Work to complete: Pick out the lines below that contain the string "Give" and copy them all.

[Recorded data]
____

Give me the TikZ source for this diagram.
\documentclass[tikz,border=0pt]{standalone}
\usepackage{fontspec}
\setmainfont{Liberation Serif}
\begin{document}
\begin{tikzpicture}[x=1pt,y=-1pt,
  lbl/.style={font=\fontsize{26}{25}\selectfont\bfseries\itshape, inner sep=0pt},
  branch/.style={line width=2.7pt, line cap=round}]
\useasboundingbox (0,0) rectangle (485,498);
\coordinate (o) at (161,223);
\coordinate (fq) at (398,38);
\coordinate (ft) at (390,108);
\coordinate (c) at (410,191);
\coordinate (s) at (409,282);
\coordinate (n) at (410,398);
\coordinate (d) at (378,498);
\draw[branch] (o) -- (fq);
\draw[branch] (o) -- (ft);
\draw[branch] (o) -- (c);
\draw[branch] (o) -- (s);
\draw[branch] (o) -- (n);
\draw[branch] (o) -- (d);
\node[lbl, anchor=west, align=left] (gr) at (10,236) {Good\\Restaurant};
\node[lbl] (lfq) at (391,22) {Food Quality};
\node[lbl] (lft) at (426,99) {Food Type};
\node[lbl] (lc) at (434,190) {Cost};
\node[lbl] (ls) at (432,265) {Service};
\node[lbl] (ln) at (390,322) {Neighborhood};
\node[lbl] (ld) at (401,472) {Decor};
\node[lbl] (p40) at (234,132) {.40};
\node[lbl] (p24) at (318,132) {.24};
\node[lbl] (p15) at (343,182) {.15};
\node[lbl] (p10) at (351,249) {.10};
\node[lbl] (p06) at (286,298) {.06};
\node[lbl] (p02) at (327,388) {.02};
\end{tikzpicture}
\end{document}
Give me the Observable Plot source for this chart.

____

Task solution:
Give me the TikZ source for this diagram.
Give me the Observable Plot source for this chart.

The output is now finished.